11. What is the best advice you ever had on sustainability or the environment, and who gave it to you?
My son Frankie, a fellow nature lover, persuaded me last year to rewild our farm fully, rather than simply making space for nature around the edges. This decision has transformed the landscape in which we live, and has changed all of our lives for the better.

12. What is the best way to captivate the next generation on the topic of sustainability?
All children are born with an innate fascination with the natural world. Find me a toddler who isn’t transfixed by a frog. The single most important task for us adults is to nourish this love that they have, by spending time with them in nature.

13. Which current sustainability stories give you the most hope?
The return of Europe’s iconic wildlife – wolves, bears, bison, lynx, golden jackals – in some of the most developed countries in the world is, in my view, a magical story of nature recovery. You can read all about this on the website of Rewilding Europe!

14. Which aspect of nature, or which animal, gives you the greatest sense of awe?
The beaver is the ultimate keystone species. By building dams in the streams and creeks throughout river catchments beavers create new ribbon wetlands that hold back rainfall, reducing flooding, drought and even wildlife, whilst breathing life back into the ecosystem. Butterflies, songbirds, wild flowers, amphibians and life of all kinds teem in huge abundance in beaver-created wetlands.

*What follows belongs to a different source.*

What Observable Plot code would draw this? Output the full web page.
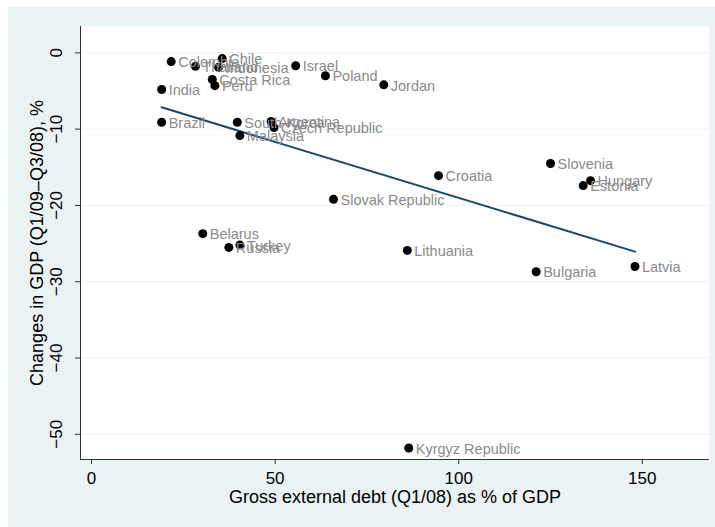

15. What was the most impactful, transformative or enriching travel experience of your life so far, and why?
I visited Sri Lanka in 2017 and couldn’t believe my eyes. Here is an island the size of Ireland, with four times the population of Ireland, that has vast intact forests that teem with life. Whilst Ireland is now a nature desert which balks at the idea of reintroducing vital missing species such as wolves, Sri Lankans – who nurture a deep spiritual connection to nature – continue to live alongside leopards and elephants!

16. Where will you be going next on your travels?
I’d love to visit the great wildwood of Poland at Bialowieza, one of Europe’s last remaining pristine wildernesses.

17. What are your favourite two Sustainable Development Goals and why?
My two favourite SDGs are 14 and 15, which refer to the restoration of life on land and life in the water. Without thriving nature we are done for. Simple as that.